> **YOUR TASK**
The line containing "start = np.datetime64('2006-04-13')" marks the end: extract everything from the first line of the data through that line, exactly, with no pictures.
--- SUPPLIED INFORMATION ---
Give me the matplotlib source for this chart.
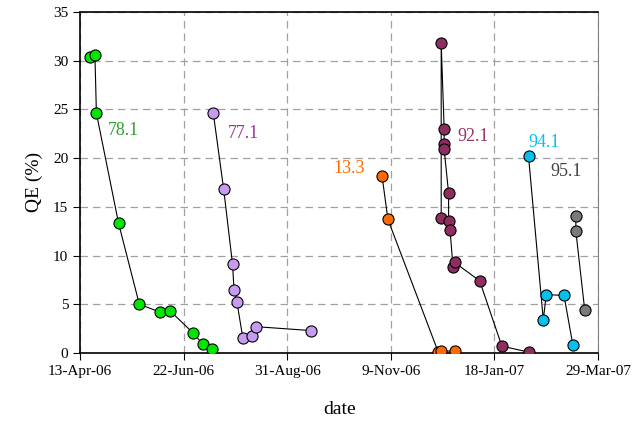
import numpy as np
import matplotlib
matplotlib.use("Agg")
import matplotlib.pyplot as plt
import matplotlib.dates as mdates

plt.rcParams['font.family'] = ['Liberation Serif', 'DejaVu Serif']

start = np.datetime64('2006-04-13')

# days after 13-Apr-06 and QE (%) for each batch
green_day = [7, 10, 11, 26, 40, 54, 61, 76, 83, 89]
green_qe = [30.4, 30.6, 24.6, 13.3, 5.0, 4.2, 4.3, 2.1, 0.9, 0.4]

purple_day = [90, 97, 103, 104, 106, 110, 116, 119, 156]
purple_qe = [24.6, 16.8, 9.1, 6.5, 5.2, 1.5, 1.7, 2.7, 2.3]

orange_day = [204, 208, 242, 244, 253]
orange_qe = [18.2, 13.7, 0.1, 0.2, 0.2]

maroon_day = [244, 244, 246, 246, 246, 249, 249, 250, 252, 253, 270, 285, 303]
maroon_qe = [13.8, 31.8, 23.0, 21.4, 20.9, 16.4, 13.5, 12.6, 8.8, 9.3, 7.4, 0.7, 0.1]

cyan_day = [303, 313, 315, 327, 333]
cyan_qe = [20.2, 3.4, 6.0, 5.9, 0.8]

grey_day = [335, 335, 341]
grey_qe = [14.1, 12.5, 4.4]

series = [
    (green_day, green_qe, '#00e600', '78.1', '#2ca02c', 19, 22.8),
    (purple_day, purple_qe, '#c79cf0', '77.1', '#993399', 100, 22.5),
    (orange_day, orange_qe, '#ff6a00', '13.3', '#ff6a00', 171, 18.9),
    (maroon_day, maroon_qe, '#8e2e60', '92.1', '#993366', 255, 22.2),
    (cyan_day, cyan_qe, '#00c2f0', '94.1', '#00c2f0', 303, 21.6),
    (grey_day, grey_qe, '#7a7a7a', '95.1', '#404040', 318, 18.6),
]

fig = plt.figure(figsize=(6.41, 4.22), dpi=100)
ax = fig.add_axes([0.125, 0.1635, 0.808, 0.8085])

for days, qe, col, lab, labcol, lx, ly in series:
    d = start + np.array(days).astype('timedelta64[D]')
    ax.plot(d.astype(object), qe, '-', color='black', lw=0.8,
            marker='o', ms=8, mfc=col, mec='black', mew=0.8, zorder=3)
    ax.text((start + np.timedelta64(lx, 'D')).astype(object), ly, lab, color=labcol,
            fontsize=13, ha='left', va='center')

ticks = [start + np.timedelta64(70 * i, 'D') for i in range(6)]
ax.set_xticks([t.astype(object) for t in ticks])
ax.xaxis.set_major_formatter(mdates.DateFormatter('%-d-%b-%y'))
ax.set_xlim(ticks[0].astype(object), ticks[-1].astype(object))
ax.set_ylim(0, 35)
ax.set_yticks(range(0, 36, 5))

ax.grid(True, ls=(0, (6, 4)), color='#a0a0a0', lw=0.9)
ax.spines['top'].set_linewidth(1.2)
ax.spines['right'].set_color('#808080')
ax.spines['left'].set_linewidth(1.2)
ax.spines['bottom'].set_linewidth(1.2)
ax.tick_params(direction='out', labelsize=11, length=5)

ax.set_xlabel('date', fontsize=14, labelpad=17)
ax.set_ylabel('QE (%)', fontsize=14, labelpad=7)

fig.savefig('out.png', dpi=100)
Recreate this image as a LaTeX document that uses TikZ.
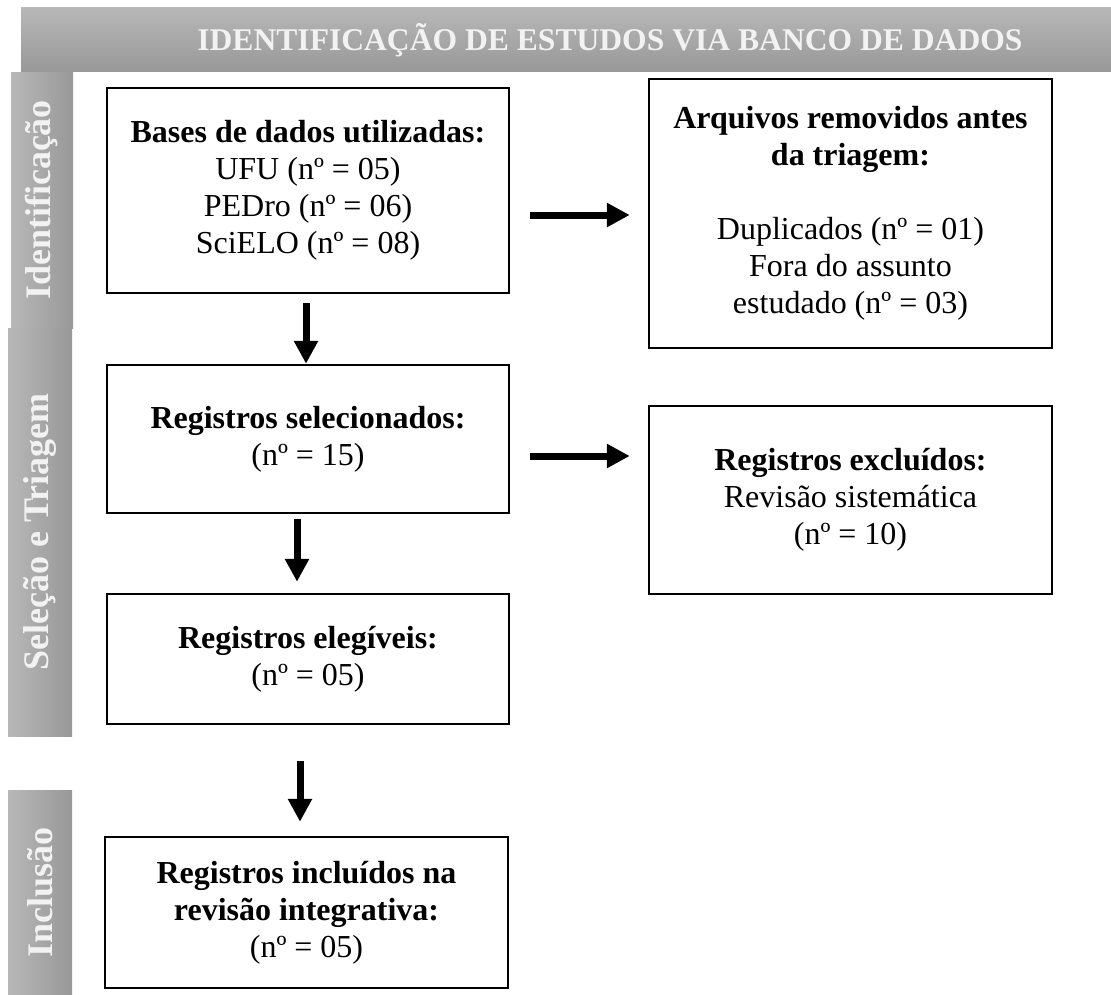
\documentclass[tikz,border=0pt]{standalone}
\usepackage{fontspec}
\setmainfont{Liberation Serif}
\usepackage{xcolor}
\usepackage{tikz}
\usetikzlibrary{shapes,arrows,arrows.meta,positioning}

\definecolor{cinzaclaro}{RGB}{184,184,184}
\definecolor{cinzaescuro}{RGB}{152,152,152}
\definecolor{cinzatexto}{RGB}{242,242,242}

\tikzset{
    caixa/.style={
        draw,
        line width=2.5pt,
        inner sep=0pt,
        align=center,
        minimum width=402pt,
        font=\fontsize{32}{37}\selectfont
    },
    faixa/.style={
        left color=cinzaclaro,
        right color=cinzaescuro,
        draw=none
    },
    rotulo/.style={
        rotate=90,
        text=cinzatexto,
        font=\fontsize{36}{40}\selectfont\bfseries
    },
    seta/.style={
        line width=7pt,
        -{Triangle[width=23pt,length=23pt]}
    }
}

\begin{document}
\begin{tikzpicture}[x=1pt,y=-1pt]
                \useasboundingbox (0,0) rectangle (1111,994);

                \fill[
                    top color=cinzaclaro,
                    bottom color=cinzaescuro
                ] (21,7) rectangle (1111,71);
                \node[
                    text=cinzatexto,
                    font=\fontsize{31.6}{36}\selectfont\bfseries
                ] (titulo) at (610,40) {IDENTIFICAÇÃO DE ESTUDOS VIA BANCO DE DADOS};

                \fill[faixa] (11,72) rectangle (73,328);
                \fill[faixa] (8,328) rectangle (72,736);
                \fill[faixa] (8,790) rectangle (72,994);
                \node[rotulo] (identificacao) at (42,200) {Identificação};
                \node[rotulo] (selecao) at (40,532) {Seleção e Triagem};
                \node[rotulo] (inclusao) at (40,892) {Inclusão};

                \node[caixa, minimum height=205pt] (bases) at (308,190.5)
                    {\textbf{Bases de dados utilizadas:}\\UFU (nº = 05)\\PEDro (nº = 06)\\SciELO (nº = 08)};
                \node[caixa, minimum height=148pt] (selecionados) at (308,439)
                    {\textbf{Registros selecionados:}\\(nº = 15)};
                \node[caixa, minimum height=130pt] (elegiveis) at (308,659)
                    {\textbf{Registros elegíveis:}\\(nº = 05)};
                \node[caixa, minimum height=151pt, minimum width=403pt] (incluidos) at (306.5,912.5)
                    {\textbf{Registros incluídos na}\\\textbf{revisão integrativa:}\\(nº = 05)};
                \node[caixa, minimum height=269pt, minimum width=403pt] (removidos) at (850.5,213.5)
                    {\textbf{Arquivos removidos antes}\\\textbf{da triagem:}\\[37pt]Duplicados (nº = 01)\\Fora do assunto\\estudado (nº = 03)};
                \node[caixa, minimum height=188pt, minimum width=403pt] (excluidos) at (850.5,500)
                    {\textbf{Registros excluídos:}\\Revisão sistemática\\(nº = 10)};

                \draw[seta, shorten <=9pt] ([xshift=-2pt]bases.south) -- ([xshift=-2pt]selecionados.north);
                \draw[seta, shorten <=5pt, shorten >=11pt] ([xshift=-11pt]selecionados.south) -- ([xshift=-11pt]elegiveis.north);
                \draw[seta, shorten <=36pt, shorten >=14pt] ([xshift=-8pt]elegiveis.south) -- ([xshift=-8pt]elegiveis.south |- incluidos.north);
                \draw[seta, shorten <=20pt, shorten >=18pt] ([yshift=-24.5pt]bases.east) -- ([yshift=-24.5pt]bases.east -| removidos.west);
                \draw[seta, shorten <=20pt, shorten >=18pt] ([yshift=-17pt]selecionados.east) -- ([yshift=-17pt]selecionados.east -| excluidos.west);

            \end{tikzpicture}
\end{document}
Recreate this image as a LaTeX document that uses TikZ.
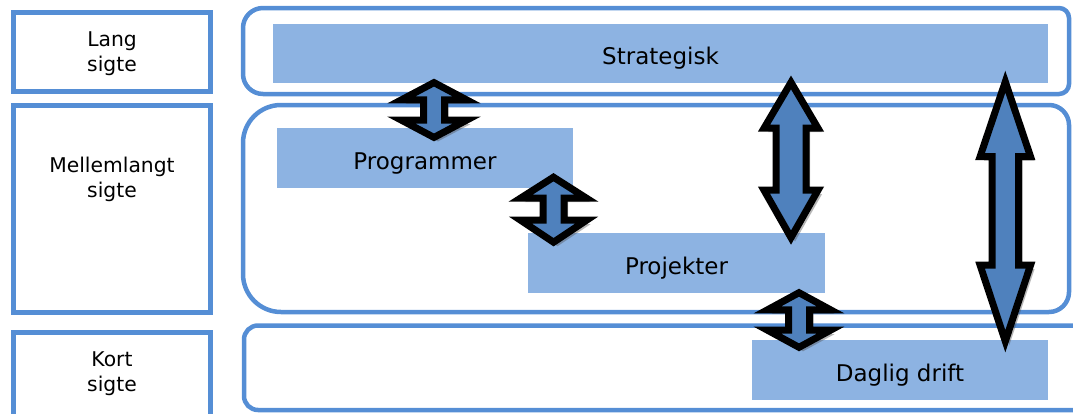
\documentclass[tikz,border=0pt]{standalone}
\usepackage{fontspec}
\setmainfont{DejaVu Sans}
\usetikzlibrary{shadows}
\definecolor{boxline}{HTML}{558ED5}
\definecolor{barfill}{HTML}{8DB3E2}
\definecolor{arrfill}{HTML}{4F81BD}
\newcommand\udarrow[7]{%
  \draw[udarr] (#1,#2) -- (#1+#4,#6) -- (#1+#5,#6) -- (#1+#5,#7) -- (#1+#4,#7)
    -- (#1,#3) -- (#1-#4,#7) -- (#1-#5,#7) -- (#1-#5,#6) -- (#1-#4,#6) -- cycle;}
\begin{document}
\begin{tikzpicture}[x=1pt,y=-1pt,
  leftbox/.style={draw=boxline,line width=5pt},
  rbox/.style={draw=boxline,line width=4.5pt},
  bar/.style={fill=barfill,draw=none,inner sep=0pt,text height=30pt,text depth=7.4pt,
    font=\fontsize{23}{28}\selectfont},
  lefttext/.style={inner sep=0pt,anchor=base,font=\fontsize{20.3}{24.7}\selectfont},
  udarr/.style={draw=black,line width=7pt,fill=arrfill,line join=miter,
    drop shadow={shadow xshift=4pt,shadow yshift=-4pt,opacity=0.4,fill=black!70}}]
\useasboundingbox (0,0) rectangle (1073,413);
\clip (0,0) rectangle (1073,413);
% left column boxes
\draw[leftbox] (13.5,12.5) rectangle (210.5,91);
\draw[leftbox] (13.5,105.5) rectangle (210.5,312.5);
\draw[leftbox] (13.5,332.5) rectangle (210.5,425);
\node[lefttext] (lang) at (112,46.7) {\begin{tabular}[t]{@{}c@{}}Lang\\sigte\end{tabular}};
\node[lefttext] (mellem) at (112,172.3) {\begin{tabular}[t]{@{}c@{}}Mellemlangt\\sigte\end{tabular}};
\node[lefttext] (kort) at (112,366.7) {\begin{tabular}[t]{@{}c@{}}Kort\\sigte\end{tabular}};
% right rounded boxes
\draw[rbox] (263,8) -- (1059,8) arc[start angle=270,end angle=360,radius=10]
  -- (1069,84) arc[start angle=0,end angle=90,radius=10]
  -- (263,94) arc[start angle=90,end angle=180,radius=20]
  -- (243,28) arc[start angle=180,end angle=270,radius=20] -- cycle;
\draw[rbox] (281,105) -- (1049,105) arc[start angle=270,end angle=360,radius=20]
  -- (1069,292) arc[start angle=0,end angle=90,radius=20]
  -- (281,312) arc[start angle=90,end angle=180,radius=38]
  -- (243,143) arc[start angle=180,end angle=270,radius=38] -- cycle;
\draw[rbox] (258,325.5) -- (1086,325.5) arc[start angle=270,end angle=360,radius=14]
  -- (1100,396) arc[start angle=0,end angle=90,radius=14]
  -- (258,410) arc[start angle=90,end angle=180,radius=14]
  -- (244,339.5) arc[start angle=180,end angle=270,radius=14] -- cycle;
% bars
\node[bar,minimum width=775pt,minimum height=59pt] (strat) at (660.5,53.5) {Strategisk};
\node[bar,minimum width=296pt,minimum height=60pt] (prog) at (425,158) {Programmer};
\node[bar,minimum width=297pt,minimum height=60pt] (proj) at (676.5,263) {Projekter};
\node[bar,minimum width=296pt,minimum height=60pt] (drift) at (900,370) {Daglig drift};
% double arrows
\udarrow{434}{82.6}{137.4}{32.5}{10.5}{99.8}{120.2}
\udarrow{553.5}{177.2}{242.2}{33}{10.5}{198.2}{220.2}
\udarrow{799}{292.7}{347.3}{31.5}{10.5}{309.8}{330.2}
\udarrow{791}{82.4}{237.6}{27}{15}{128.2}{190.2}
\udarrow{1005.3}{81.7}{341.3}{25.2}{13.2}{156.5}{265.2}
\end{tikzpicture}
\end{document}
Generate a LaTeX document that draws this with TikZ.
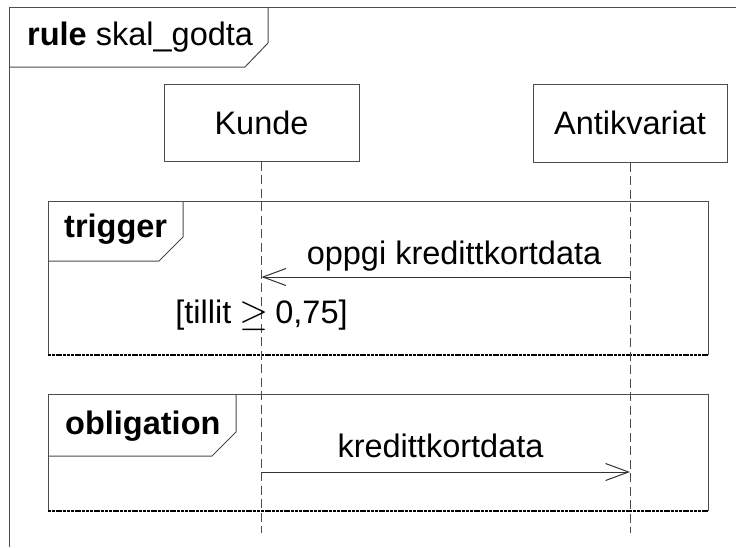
---
> **THE SOLUTION**
Give me the matplotlib source for this chart.
import numpy as np
import matplotlib
matplotlib.use("Agg")
import matplotlib.pyplot as plt
import matplotlib.dates as mdates

plt.rcParams['font.family'] = ['Liberation Serif', 'DejaVu Serif']

start = np.datetime64('2006-04-13')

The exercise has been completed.